If your spooks aren't tapping Merkel, you should fire them really

German chancellor Angela Merkel's mobile was wire-tapped by at least five foreign intelligence agencies, unnamed German security officials have told Focus magazine.

The bugging of the premier's BlackBerry by the US provoked an international diplomatic incident and a promise by the Obama administration to lay off in future. But the phone was also under surveillance by the Russian, Chinese, North Koreans and Britain's GCHQ, according to Focus. The German government has declined requests to comment on the report.

It's unclear whether some strain of mobile malware or over the air interception was at play in the apparent hackfest against the German's leader's mobile (which now even has its own parody Twitter account). Cloned phones and manipulation in telephone exchanges were used to tap the mobiles of Greek politicians around the time of the Athens Olympics, suggesting one possible communications interception technique.

Berlin, arguably the epicentre of Cold War intrigue, remains a focus point for spies. Quite apart from electronic surveillance, foreign human-intelligence agencies are always busy trying to recruit German politicians, civil servants, military personnel and scientists as agents, with the Russians particularly active in the field. It's known that a "high-ranking official in the ministry of finance" was secretly working for the British Secret Intelligence Service (aka "MI6") during the 1990s*, and this individual is unlikely to have been the only such mole.

German intelligence officials reportedly plan to strengthen their counter-surveillance capabilities in response to revelations about NSA spying on Germany's long time political leader. Both the Russian and UK embassies in Berlin are suspecting of running electronic eavesdropping. The existence of a GCHQ listening nest located outside Blighty's Berlin embassy was leaked by Snowden, since when it has become the subject of several picture special stories.

Christopher Soghoian, principal technologist and senior policy analyst at the ACLU, said in a series of updates to his personal Twitter account that the security shortcomings in Merkel's mobile set-up should have been apparent. The vulnerabilities offer lessons for other political leaders, he added.

"Even if the US stops tapping Merkel's phone, other countries will continue," he said. "The solution is encrypted phones for all."

"If Russia & China are tapping Merkel's calls in Germany, they've gotta be doing the same to politicians in the US. The smartphones that members of Congress use to to call, tweet (and in some cases, sext)? They are no more secure than Merkel's," he added (here and here).
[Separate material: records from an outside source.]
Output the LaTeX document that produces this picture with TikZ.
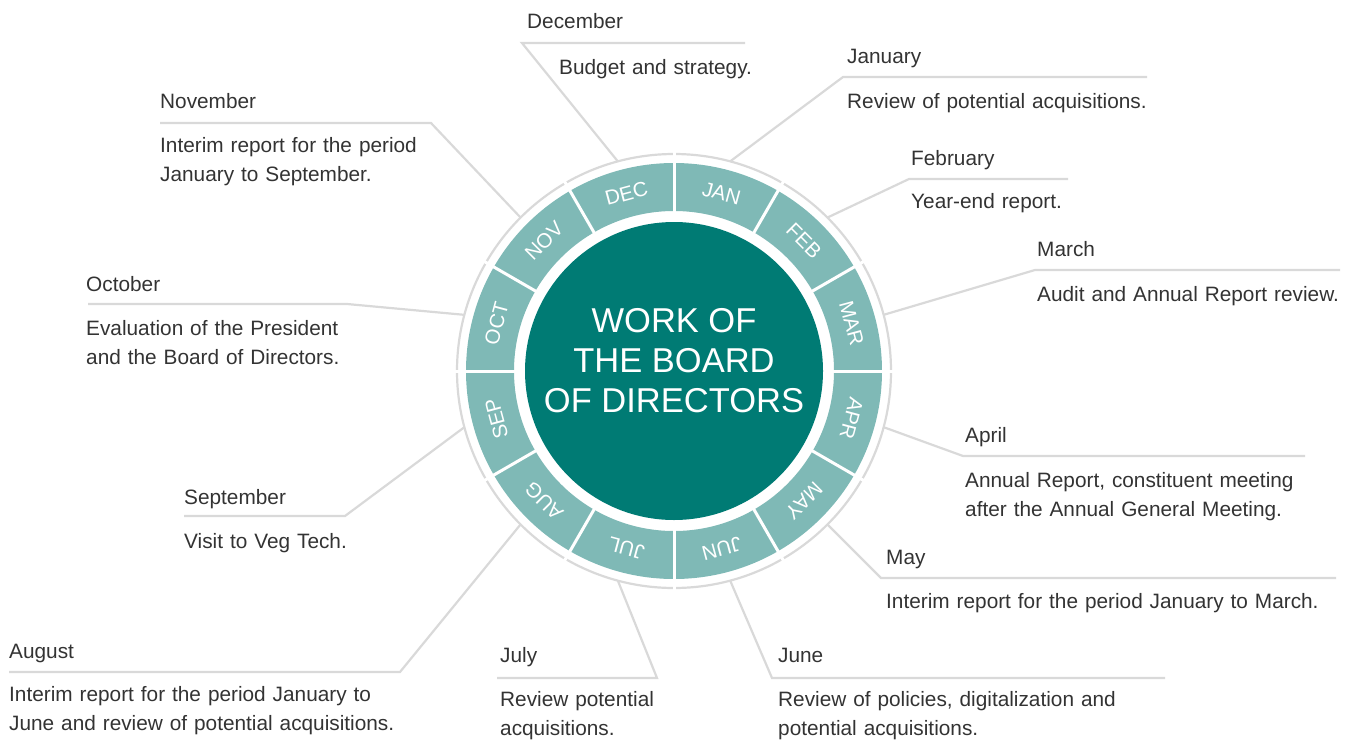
\documentclass[tikz,border=0pt]{standalone}
\usepackage{fontspec}
\setmainfont{Liberation Sans}
\usetikzlibrary{calc}
\definecolor{hubc}{HTML}{007B74}
\definecolor{ringc}{HTML}{7FB9B6}
\definecolor{linegray}{HTML}{D9D9D9}
\definecolor{txt}{HTML}{333333}
\tikzset{
  lead/.style={draw=linegray, line width=2.2pt, line join=miter},
  ttl/.style={anchor=base west, inner sep=0pt, text=txt, font=\fontsize{20.8}{29}\selectfont},
  dsc/.style={anchor=base west, inner sep=0pt, text=txt, align=left, text width=480pt, font=\fontsize{20.8}{29}\selectfont},
  mon/.style={inner sep=0pt, text=white, text height=14.5pt, text depth=0pt, font=\fontsize{20.5}{20.5}\selectfont},
}
\begin{document}
\begin{tikzpicture}[x=1pt,y=-1pt]
\useasboundingbox (0,0) rectangle (1352,739);
\coordinate (C) at (674,371);
% ring
\fill[ringc, even odd rule] (C) circle[radius=208] (C) circle[radius=160];
\draw[linegray, line width=2.2pt] (C) circle[radius=217];
\foreach \a in {0,30,...,330}
  \draw[white, line width=3pt] ($(C)+(\a:156)$) -- ($(C)+(\a:225)$);
% hub
\fill[hubc] (C) circle[radius=149];
\node[text=white, align=center, inner sep=0pt, font=\fontsize{34.5}{40}\selectfont] (hub) at (674,361) {WORK OF\\THE BOARD\\OF DIRECTORS};
% month labels in ring
\foreach \m/\a in {JAN/75, FEB/45, MAR/15, APR/-15, MAY/-45, JUN/-75, JUL/-105, AUG/-135, SEP/-165, OCT/165, NOV/135, DEC/105}{
  \node[mon, rotate=\a-90] (m\m) at ($(C)+(-\a:184)$) {\m};
  \coordinate (r\m) at ($(C)+(-\a:217)$);
}
% corners and line ends
\coordinate (kDEC) at (522,43);  \coordinate (eDEC) at (745,43);
\coordinate (kJAN) at (843,77);  \coordinate (eJAN) at (1147,77);
\coordinate (kFEB) at (909,179); \coordinate (eFEB) at (1068,179);
\coordinate (kMAR) at (1035,270); \coordinate (eMAR) at (1340,270);
\coordinate (kAPR) at (963,456); \coordinate (eAPR) at (1305,456);
\coordinate (kMAY) at (881,578); \coordinate (eMAY) at (1336,578);
\coordinate (kJUN) at (772,678); \coordinate (eJUN) at (1165,678);
\coordinate (kJUL) at (657,678); \coordinate (eJUL) at (497,678);
\coordinate (kAUG) at (400,672); \coordinate (eAUG) at (9,672);
\coordinate (kSEP) at (345,516); \coordinate (eSEP) at (184,516);
\coordinate (kOCT) at (347,304); \coordinate (eOCT) at (88,304);
\coordinate (kNOV) at (431,123); \coordinate (eNOV) at (160,123);
\foreach \m in {JAN,FEB,MAR,APR,MAY,JUN,JUL,AUG,SEP,OCT,NOV,DEC}
  \draw[lead] (r\m) -- (k\m) -- (e\m);
% texts
\node[ttl] (tDEC) at (527,28) {December};
\node[dsc] (dDEC) at (559,74) {Budget and strategy.};
\node[ttl] (tJAN) at (847,63) {January};
\node[dsc] (dJAN) at (847,108) {Review of potential acquisitions.};
\node[ttl] (tFEB) at (911,165) {February};
\node[dsc] (dFEB) at (911,208) {Year-end report.};
\node[ttl] (tMAR) at (1037,256) {March};
\node[dsc] (dMAR) at (1037,301) {Audit and Annual Report review.};
\node[ttl] (tAPR) at (965,442) {April};
\node[dsc] (dAPR) at (965,487) {Annual Report, constituent meeting\\after the Annual General Meeting.};
\node[ttl] (tMAY) at (886,564) {May};
\node[dsc] (dMAY) at (886,608) {Interim report for the period January to March.};
\node[ttl] (tJUN) at (778,662) {June};
\node[dsc] (dJUN) at (778,706) {Review of policies, digitalization and\\potential acquisitions.};
\node[ttl] (tJUL) at (500,662) {July};
\node[dsc] (dJUL) at (500,706) {Review potential\\acquisitions.};
\node[ttl] (tAUG) at (9,658) {August};
\node[dsc] (dAUG) at (9,701) {Interim report for the period January to\\June and review of potential acquisitions.};
\node[ttl] (tSEP) at (184,504) {September};
\node[dsc] (dSEP) at (184,548) {Visit to Veg Tech.};
\node[ttl] (tOCT) at (86,291) {October};
\node[dsc] (dOCT) at (86,335) {Evaluation of the President\\and the Board of Directors.};
\node[ttl] (tNOV) at (160,108) {November};
\node[dsc] (dNOV) at (160,152) {Interim report for the period\\January to September.};
\end{tikzpicture}
\end{document}
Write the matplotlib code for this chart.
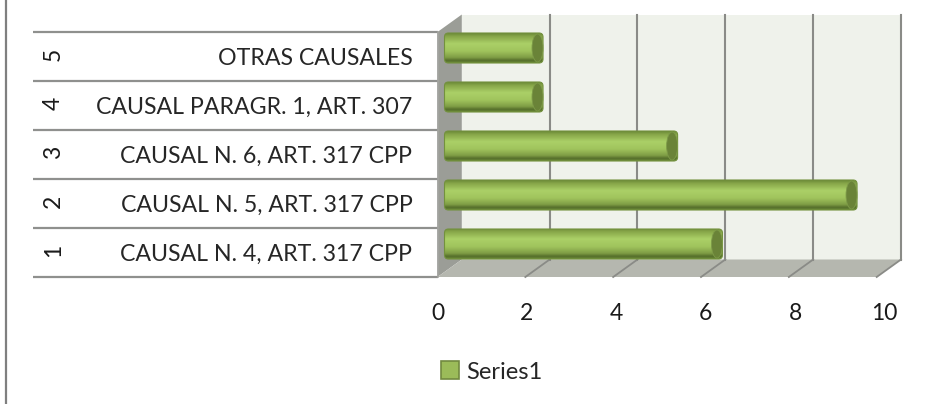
import matplotlib
matplotlib.use('Agg')
import matplotlib.pyplot as plt
import numpy as np
from matplotlib.colors import LinearSegmentedColormap
from matplotlib.patches import Polygon, Ellipse, FancyBboxPatch, Patch
from matplotlib.transforms import ScaledTranslation

# data
row_numbers = ['1', '2', '3', '4', '5']
categories = ['CAUSAL N. 4, ART. 317 CPP', 'CAUSAL N. 5, ART. 317 CPP',
              'CAUSAL N. 6, ART. 317 CPP', 'CAUSAL PARAGR. 1, ART. 307', 'OTRAS CAUSALES']
values = [6, 9, 5, 2, 2]
x_ticks = [0, 2, 4, 6, 8, 10]
series_name = 'Series1'

W, H = 952, 404
plt.rcParams['font.family'] = ['Lato', 'DejaVu Sans']

fig = plt.figure(figsize=(W / 100, H / 100), dpi=100)

# axes covers the front plane of the fake 3d box, in pixels
left, right, top, bottom = 437.5, 876.7, 32, 277
ax = fig.add_axes([left / W, 1 - bottom / H, (right - left) / W, (bottom - top) / H])
ax.set_xlim(0, 10)
ax.set_ylim(0.5, 5.5)
for s in ax.spines.values():
    s.set_visible(False)

# one data unit in pixels, and the depth of the box in data units
px_x = (right - left) / 10
px_y = (bottom - top) / 5
dx = 24.3 / px_x
dy = 17.5 / px_y

# walls
ax.add_patch(Polygon([(dx, .5 + dy), (10 + dx, .5 + dy), (10 + dx, 5.5 + dy), (dx, 5.5 + dy)],
                     fc='#eff2eb', ec='none', clip_on=False, zorder=1))
ax.add_patch(Polygon([(0, .5), (dx, .5 + dy), (dx, 5.5 + dy), (0, 5.5)],
                     fc='#9b9d97', ec='none', clip_on=False, zorder=1))
ax.add_patch(Polygon([(0, .5), (10, .5), (10 + dx, .5 + dy), (dx, .5 + dy)],
                     fc='#b5b7af', ec='none', clip_on=False, zorder=1))

# gridlines on back wall and floor
for t in x_ticks[1:]:
    ax.plot([t + dx, t + dx], [.5 + dy, 5.5 + dy], color='#8a8b87', lw=1.5, clip_on=False, zorder=2)
    ax.plot([t, t + dx], [.5, .5 + dy], color='#8a8b87', lw=1.3, clip_on=False, zorder=2)

# row lines to the left of the box
ax.hlines(np.arange(0.5, 6), (33 - left) / (right - left), 0, transform=ax.get_yaxis_transform(),
          color='#8f908e', lw=1.6, clip_on=False, zorder=3)
ax.plot([0, 0], [.5, 5.5], color='#a3a4a0', lw=1.2, clip_on=False, zorder=3)

# cylinders
shade = LinearSegmentedColormap.from_list('cyl', [
    (0.0, '#6c8a38'), (0.10, '#86a548'), (0.35, '#abd067'), (0.60, '#a0c45d'),
    (0.82, '#7f9d45'), (0.92, '#556e2b'), (1.0, '#6c8a38')])
bar_h = 30 / px_y
off_x = 10.3 / px_x
off_y = 8.5 / px_y
start_x = 7 / px_x
cap_w = 11 / px_x
# bars sit a little in front of the walls so they run slightly longer per unit
bar_scale = 1.0214
grad = np.linspace(0, 1, 64).reshape(-1, 1)
for i, v in enumerate(values):
    y = i + 1 + off_y
    cap_x = v * bar_scale + off_x
    x0, x1 = start_x, cap_x + cap_w / 2
    box = FancyBboxPatch((x0, y - bar_h / 2), x1 - x0, bar_h,
                         boxstyle='round,pad=0,rounding_size=0.09',
                         mutation_aspect=px_x / px_y,
                         fc='none', ec='#73913e', lw=0.8, clip_on=False, zorder=5)
    ax.add_patch(box)
    im = ax.imshow(grad, cmap=shade, aspect='auto', extent=(x0, x1, y - bar_h / 2, y + bar_h / 2),
                   zorder=4, interpolation='bilinear')
    im.set_clip_path(box)
    ax.add_patch(Ellipse((cap_x, y), cap_w, bar_h - 2 / px_y, fc='#6a8338', ec='#7d9a48',
                         lw=0.6, clip_on=False, zorder=6))
ax.set_xlim(0, 10)
ax.set_ylim(0.5, 5.5)

# labels
ax.set_xticks(x_ticks)
ax.set_xticklabels([str(t) for t in x_ticks])
ax.set_yticks(range(1, 6))
ax.set_yticklabels(categories)
ax.tick_params(axis='x', length=0, pad=19, labelsize=16.5, colors='#1a1a1a')
ax.tick_params(axis='y', length=0, pad=18, labelsize=16.7, colors='#262626')
# tick labels spread slightly wider than the floor ticks
for t, lab in zip(x_ticks, ax.get_xticklabels()):
    lab.set_transform(lab.get_transform() + ScaledTranslation(t * 0.8 / 100, 0, fig.dpi_scale_trans))
for i, n in enumerate(row_numbers):
    ax.annotate(n, xy=(0, i + 1), xycoords=ax.get_yaxis_transform(), xytext=(-384, 2),
                textcoords='offset pixels', rotation=90, ha='center', va='center',
                fontsize=16.5, color='#1a1a1a')

# legend
leg = fig.legend(handles=[Patch(fc='#9bbb59', ec='#71893f', lw=1.2, label=series_name)],
                 loc='center', bbox_to_anchor=(491.5 / W, 1 - 372 / H), frameon=False,
                 fontsize=17, handlelength=0.78, handleheight=0.78, handletextpad=0.3,
                 labelcolor='#262626')

# border of the picture on the left
fig.add_artist(plt.Line2D([6 / W, 6 / W], [0, 1], color='#7f7f7f', lw=1.6))

fig.savefig('out.png', dpi=100)
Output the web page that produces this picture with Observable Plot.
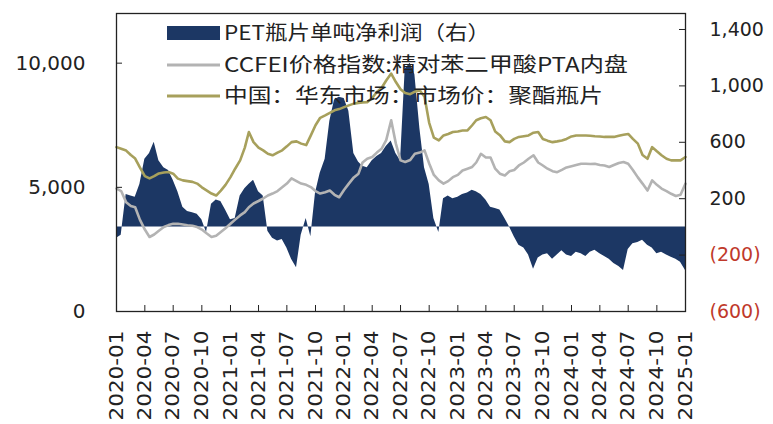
<!DOCTYPE html>
<html>
<head>
<meta charset="utf-8">
<script src="https://cdn.jsdelivr.net/npm/d3@7"></script>
<script src="https://cdn.jsdelivr.net/npm/@observablehq/plot@0.6"></script>
<style>
  html, body { margin: 0; padding: 0; background: #fff; }
  #chart svg { display: block; }
</style>
</head>
<body>
<div id="chart"></div>
<script>
// Semi-monthly samples (1st and 16th of each month), 2020-01-01 .. 2025-01-01
const startDate = "2020-01-01";

// 中国：华东市场：市场价：聚酯瓶片 (left axis, RMB/t)
const petChipPrice = [
  6620, 6550, 6480, 6300, 6160, 5800, 5450, 5360, 5450, 5560,
  5600, 5620, 5550, 5350, 5280, 5250, 5220, 5150, 5000, 4880,
  4750, 4670, 4870, 5100, 5410, 5750, 6085, 6600, 7230, 6820,
  6600, 6490, 6350, 6290, 6400, 6490, 6650, 6820, 6850, 6760,
  6700, 7090, 7500, 7800, 7900, 8000, 8100, 8150, 8230, 8300,
  8370, 8400, 8420, 8430, 8600, 8840, 9000, 9300, 9580, 9240,
  8950, 8800, 8750, 8850, 8900, 8650, 7600, 7000, 6890, 7090,
  7150, 7230, 7250, 7290, 7290, 7500, 7700, 7780, 7830, 7700,
  7250, 7100, 6850, 6820, 6950, 7030, 7060, 7090, 7200, 7230,
  6950, 6880, 6820, 6850, 6890, 6950, 7050, 7090, 7090, 7090,
  7080, 7060, 7050, 7030, 7030, 7030, 7080, 7120, 7150, 6950,
  6760, 6300, 6150, 6620, 6450, 6290, 6150, 6085, 6085, 6085,
  6220
];

// CCFEI价格指数:精对苯二甲酸PTA内盘 (left axis, RMB/t)
const ptaIndex = [
  4945, 4850, 4400, 4250, 4200, 3700, 3300, 3000, 3100, 3250,
  3400, 3480, 3530, 3530, 3500, 3470, 3450, 3400, 3300, 3150,
  3000, 3050, 3200, 3350, 3530, 3700, 3870, 4000, 4200, 4350,
  4450, 4550, 4670, 4750, 4850, 5000, 5150, 5360, 5250, 5150,
  5100, 5010, 4850, 4750, 4800, 4870, 4700, 4600, 4900, 5150,
  5400, 5550, 6000, 6150, 6220, 6400, 6550, 6900, 7700, 6760,
  6085, 6020, 6100, 6350, 6400, 6490, 5960, 5500, 5280, 5150,
  5250, 5410, 5500, 5680, 5750, 5820, 6000, 6350, 6200, 6200,
  5750, 5550, 5480, 5650, 5700, 5880, 6000, 6150, 6290, 6000,
  5880, 5750, 5650, 5610, 5700, 5800, 5850, 5900, 5950, 5950,
  5940, 5950, 5900, 5880, 5820, 5900, 5980, 6020, 5950, 5700,
  5400, 5150, 4870, 5280, 5100, 4950, 4850, 4740, 4650, 4700,
  5150
];

// PET瓶片单吨净利润（右） (right axis, RMB/t)
const petProfit = [
   -80,  -60,  230,  220,  210,  300,  480,  520,  600,  470,
   420,  400,  330,  250,  140,  110,  100,   90,   50,  -40,
   160,  190,  180,  120,   50,   60,  220,  270,  300,  330,
   250,  220,  -30,  -80, -100,  -90, -150, -230, -290,  -60,
    60,  -70,  240,  380,  480,  750,  900,  920,  910,  820,
   520,  460,  430,  420,  470,  500,  520,  570,  610,  520,
   470, 1120, 1160, 1080,  700,  420,  300,   60,  -40,  200,
   220,  200,  210,  230,  240,  260,  250,  230,  190,  140,
   130,  120,   60,    0,  -70, -130, -150, -200, -300, -220,
  -200, -190, -230, -200, -170, -200, -210, -180, -190, -210,
  -180, -165, -190, -210, -230, -260, -280, -310, -160, -120,
  -110,  -95, -130, -150, -190, -180, -200, -215, -230, -250,
  -310
];

const leftTicks = [0, 5000, 10000];
const rightTicks = [1400, 1000, 600, 200, -200, -600];
const xTickDates = d3.utcMonth.every(3).range(new Date("2020-01-01"), new Date("2025-01-02"));

const legendLabels = [
  "PET瓶片单吨净利润（右）",
  "CCFEI价格指数:精对苯二甲酸PTA内盘",
  "中国：华东市场：市场价：聚酯瓶片"
];

const NAVY = "#1c3764";
const GRAY = "#b3b3b3";
const OLIVE = "#a7a05c";

// dates for semi-monthly samples
const dates = d3.range(petProfit.length).map(i => {
  const m = d3.utcMonth.offset(new Date(startDate), Math.floor(i / 2));
  return i % 2 === 0 ? m : d3.utcDay.offset(m, 15);
});

// right-axis values mapped onto the left-axis units
const toLeft = d3.scaleLinear([-600, 1400], [0, 11356]);
const fmtRight = v => {
  const r = Math.round(toLeft.invert(v));
  return r < 0 ? `(${d3.format(",")(-r)})` : d3.format(",")(r);
};

const rows = dates.map((date, i) => ({
  date,
  price: petChipPrice[i],
  pta: ptaIndex[i],
  profit: petProfit[i]
}));

const W = 773, H = 424, ML = 116, MR = 88, MT = 13, MB = 113;
const FW = W - ML - MR, FH = H - MT - MB;
const AXFONT = "'DejaVu Sans', sans-serif";

const chart = Plot.plot({
  width: W,
  height: H,
  marginLeft: ML,
  marginRight: MR,
  marginTop: MT,
  marginBottom: MB,
  style: {fontFamily: AXFONT, fontSize: "20px", color: "#222", background: "#fff"},
  x: {type: "utc", domain: [new Date("2020-01-01"), new Date("2025-01-01")]},
  y: {domain: [0, 12000]},
  marks: [
    Plot.areaY(rows, {x: "date", y1: toLeft(0), y2: d => toLeft(d.profit), fill: NAVY}),
    Plot.lineY(rows, {x: "date", y: "pta", stroke: GRAY, strokeWidth: 2.6}),
    Plot.lineY(rows, {x: "date", y: "price", stroke: OLIVE, strokeWidth: 2.6}),
    Plot.frame({stroke: "#222", strokeWidth: 1.3}),
    // inward tick marks
    Plot.tickY(leftTicks.slice(1), {y: d => d, insetRight: FW - 6, stroke: "#222"}),
    Plot.tickY(rightTicks.slice(0, 5).map(d => toLeft(d)), {y: d => d, insetLeft: FW - 6, stroke: "#222"}),
    Plot.tickX(xTickDates.slice(1), {x: d => d, insetTop: FH - 6, stroke: "#222"}),
    // axes labels
    Plot.axisY(leftTicks, {anchor: "left", tickSize: 0, tickPadding: 31, tickFormat: d3.format(","), fill: "#222", fontSize: 20}),
    Plot.axisY(rightTicks.filter(d => d >= 0).map(d => toLeft(d)), {anchor: "right", tickSize: 0, tickPadding: 24, tickFormat: fmtRight, fill: "#222", fontSize: 19}),
    Plot.axisY(rightTicks.filter(d => d < 0).map(d => toLeft(d)), {anchor: "right", tickSize: 0, tickPadding: 24, tickFormat: fmtRight, fill: "#c0392b", fontSize: 19}),
    Plot.axisX(xTickDates, {anchor: "bottom", tickSize: 0, tickPadding: 19, tickRotate: -90, tickFormat: d3.utcFormat("%Y-%m"), fill: "#222", fontSize: 19})
  ]
});

// stretch the rotated date labels to the reference's length
d3.select(chart).selectAll("g[aria-label='x-axis tick label'] text")
  .attr("textLength", 90)
  .attr("lengthAdjust", "spacingAndGlyphs");

// legend inside the plot (top-left)
const svg = d3.select(chart);
const lg = svg.append("g")
  .attr("font-family", "'Noto Sans CJK SC', sans-serif")
  .attr("font-size", 20)
  .attr("fill", "#222")
  .attr("text-anchor", "start");
const legendY = [33, 65, 96];
const legendEnd = [490, 628, 603];
lg.append("rect").attr("x", 167).attr("y", legendY[0] - 7).attr("width", 53).attr("height", 14).attr("fill", NAVY);
lg.append("line").attr("x1", 167).attr("x2", 220).attr("y1", legendY[1]).attr("y2", legendY[1]).attr("stroke", GRAY).attr("stroke-width", 3);
lg.append("line").attr("x1", 167).attr("x2", 220).attr("y1", legendY[2]).attr("y2", legendY[2]).attr("stroke", OLIVE).attr("stroke-width", 3);
legendLabels.forEach((t, i) => {
  lg.append("text")
    .attr("x", 224)
    .attr("y", legendY[i])
    .attr("dy", "0.35em")
    .attr("text-anchor", "start")
    .attr("textLength", legendEnd[i] - 224)
    .attr("lengthAdjust", "spacingAndGlyphs")
    .text(t);
});

document.getElementById("chart").appendChild(chart);
</script>
</body>
</html>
Soghoian added that for years German security researchers have "warned about the ease of cell phone interception [but] the German government ignored them", pointing to research presented at the Chaos Computer Club conference three years ago by Karsten Nohl to support his point.

In related news, a WSJ article on how the Snowden revelations have shaken the NSA notes in passing that the bugging operation against Merkel was done to "fulfil intelligence requests from the State Department", according to two unnamed officials.

The story also notes that NSA director General Keith Alexander offered to resign shortly after Snowden outed himself as the source of leaks about the agency's work. However Obama administration officials turned down the offer out of concerns "that letting him leave would wrongly hand Snowden a win", according to an unnamed former defense official. ®

Bootnote

*The former British spy Richard Tomlinson let this slip in his memoir of life in the SIS, The Big Breach (readily available online). The German mole was apparently codenamed ORCADA and had his own dedicated case officer in the British embassy, who - unusually - was not known to be a spook by the normal diplomats.